▸ **Input for this task**
----------------------------------------
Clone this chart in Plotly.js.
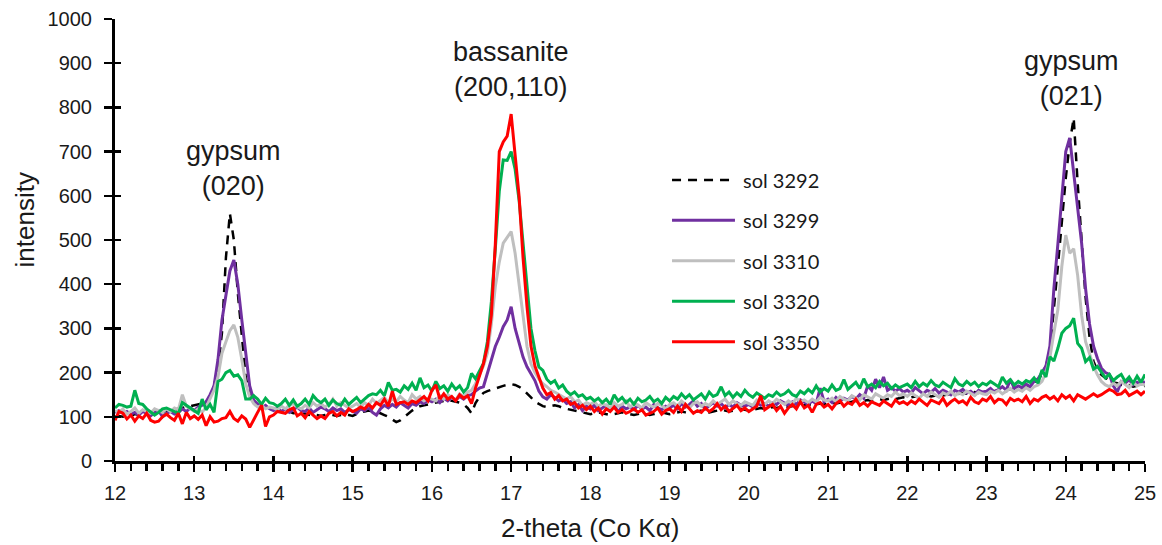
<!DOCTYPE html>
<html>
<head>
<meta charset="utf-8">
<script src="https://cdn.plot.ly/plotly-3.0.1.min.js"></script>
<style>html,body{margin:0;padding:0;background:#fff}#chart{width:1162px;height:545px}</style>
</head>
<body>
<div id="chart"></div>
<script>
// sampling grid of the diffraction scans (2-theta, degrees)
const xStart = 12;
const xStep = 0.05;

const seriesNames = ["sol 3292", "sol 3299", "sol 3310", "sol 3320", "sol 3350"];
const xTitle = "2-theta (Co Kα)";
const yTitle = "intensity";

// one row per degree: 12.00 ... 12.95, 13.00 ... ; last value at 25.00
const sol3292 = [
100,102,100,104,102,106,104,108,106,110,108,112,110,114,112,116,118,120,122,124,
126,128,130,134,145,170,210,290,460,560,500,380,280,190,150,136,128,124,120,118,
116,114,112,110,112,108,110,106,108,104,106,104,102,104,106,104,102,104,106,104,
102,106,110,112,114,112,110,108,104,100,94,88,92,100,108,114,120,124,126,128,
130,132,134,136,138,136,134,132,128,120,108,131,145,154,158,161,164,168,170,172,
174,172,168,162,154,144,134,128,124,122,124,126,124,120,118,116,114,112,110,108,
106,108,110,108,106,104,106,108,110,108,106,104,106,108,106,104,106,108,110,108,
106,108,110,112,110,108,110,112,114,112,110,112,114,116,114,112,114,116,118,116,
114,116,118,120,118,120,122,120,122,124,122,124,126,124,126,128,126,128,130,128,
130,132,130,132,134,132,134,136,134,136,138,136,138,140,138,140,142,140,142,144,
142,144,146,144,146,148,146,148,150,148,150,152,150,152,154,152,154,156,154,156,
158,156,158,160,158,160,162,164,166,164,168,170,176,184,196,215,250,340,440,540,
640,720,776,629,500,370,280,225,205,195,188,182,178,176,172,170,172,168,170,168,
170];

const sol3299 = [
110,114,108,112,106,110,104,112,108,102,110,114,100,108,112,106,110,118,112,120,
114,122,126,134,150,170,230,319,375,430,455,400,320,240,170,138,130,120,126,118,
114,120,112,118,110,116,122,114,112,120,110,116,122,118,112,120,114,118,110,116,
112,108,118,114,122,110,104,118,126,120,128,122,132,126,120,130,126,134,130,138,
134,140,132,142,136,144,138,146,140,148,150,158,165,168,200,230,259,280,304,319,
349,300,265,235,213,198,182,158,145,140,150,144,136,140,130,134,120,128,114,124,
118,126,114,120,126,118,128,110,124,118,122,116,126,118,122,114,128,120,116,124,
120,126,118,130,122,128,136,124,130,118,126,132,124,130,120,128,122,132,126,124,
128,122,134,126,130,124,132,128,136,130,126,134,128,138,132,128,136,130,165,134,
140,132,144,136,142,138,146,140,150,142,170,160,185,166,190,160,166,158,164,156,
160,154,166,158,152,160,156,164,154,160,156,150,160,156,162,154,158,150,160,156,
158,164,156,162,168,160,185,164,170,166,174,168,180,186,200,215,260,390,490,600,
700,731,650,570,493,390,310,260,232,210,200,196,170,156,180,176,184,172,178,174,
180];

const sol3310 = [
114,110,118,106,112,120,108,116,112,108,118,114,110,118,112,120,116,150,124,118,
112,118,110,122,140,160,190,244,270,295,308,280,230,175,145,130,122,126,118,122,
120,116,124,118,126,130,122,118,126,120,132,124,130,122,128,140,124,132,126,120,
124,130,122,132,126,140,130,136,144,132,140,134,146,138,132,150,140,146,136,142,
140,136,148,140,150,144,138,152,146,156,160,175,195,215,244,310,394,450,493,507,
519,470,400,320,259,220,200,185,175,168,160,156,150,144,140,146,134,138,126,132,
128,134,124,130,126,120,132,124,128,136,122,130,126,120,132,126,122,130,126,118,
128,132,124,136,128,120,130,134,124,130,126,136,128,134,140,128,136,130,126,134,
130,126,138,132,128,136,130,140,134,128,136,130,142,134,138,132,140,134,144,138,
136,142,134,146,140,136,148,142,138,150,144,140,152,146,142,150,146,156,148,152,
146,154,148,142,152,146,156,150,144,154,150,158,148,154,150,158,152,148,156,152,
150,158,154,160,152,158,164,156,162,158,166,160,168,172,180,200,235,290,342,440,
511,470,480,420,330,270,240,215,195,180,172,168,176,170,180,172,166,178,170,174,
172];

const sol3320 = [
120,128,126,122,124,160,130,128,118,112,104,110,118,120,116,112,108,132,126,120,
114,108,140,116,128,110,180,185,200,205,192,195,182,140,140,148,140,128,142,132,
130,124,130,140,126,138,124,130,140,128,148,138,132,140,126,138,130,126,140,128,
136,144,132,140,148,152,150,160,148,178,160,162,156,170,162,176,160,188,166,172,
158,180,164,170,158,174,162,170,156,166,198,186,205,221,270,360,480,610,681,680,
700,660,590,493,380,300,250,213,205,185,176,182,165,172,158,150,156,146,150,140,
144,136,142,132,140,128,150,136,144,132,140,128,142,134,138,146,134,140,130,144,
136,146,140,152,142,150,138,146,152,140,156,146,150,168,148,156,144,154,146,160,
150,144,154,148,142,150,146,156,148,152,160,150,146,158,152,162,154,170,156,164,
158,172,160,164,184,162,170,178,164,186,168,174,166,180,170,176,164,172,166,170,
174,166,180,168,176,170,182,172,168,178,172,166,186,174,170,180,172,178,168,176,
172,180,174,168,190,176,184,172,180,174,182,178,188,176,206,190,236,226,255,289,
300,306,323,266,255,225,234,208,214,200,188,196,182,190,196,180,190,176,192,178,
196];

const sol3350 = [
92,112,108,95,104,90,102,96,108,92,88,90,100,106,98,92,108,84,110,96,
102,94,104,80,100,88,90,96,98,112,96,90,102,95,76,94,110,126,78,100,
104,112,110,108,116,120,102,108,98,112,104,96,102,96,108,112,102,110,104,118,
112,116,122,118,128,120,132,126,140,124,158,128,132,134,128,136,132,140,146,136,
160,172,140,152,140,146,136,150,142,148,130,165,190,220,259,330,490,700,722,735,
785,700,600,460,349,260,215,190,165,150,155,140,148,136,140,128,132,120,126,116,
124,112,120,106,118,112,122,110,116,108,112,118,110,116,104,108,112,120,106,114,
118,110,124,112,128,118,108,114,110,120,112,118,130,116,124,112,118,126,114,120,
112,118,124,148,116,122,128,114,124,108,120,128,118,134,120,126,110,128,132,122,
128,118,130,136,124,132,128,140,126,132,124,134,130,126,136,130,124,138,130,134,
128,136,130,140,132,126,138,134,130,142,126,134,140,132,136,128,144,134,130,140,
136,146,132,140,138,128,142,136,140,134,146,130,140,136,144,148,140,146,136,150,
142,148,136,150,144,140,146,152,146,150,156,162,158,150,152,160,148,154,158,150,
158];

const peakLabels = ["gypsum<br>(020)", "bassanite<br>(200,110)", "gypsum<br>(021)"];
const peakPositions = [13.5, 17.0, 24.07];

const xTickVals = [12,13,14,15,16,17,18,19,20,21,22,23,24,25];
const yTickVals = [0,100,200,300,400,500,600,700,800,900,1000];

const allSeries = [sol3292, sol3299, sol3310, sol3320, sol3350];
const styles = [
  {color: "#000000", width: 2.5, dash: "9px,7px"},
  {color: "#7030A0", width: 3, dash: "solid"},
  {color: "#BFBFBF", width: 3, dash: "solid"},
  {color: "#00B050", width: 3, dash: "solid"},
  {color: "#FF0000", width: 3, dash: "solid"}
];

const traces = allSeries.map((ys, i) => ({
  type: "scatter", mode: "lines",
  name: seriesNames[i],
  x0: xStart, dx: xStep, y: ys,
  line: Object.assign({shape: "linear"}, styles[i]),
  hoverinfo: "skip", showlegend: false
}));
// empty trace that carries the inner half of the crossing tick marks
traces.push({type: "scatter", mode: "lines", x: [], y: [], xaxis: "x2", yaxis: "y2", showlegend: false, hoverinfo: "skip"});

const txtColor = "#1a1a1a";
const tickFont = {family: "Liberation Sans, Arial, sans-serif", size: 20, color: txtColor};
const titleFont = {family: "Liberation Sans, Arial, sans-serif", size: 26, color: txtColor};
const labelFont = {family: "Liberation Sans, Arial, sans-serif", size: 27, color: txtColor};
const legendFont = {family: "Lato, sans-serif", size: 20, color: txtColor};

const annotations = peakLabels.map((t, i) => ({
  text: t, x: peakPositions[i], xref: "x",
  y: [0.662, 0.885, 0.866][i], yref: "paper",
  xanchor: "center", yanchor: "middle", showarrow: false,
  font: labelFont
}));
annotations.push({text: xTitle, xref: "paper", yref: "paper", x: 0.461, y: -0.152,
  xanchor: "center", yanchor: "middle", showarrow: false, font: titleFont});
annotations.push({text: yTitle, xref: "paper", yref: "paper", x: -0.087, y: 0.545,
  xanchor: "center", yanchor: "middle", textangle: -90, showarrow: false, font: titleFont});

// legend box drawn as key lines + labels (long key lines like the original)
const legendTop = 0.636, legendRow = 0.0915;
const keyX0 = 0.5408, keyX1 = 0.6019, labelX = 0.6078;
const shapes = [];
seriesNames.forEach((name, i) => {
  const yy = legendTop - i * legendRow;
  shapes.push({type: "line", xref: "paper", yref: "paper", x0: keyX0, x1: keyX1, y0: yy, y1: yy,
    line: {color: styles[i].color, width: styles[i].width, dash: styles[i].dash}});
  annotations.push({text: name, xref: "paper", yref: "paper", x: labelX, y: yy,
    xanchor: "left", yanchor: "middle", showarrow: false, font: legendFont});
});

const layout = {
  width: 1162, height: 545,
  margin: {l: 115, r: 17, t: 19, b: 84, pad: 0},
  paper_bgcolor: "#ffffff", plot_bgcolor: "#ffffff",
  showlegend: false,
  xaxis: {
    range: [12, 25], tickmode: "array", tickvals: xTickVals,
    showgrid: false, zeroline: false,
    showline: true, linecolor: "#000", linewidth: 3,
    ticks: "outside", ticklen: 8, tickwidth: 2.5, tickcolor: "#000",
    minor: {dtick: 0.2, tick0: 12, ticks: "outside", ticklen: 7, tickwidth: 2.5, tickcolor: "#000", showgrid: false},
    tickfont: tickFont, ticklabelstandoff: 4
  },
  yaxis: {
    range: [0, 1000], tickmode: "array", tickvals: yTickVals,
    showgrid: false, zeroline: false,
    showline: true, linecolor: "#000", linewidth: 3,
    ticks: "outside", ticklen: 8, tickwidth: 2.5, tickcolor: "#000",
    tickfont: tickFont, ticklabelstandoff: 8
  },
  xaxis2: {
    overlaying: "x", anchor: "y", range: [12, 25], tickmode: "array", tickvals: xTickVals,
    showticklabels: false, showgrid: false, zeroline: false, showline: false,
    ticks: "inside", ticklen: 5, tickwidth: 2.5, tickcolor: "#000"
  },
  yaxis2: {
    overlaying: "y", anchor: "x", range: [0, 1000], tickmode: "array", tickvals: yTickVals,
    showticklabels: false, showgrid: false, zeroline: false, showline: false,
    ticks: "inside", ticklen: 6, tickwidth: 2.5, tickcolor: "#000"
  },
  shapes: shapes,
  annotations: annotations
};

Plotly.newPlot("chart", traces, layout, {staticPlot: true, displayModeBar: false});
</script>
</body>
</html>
----------------------------------------
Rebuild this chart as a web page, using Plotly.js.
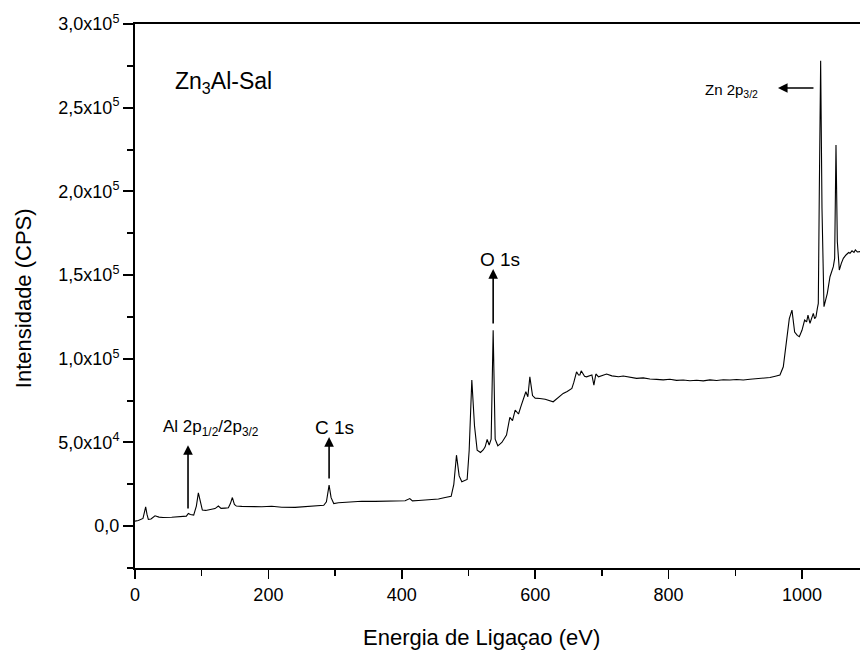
----------------------------------------
▸ **Written exercise**
Look for the word "chart" and return every line where it occurs.

▸ **Result of this task**
Clone this chart in Plotly.js.
<style>html,body{margin:0;padding:0;background:#fff}#chart{width:1162px;height:545px}</style>
<div id="chart"></div>
Plotly.newPlot("chart", traces, layout, {staticPlot: true, displayModeBar: false});
Rebuild this chart as a web page, using Plotly.js.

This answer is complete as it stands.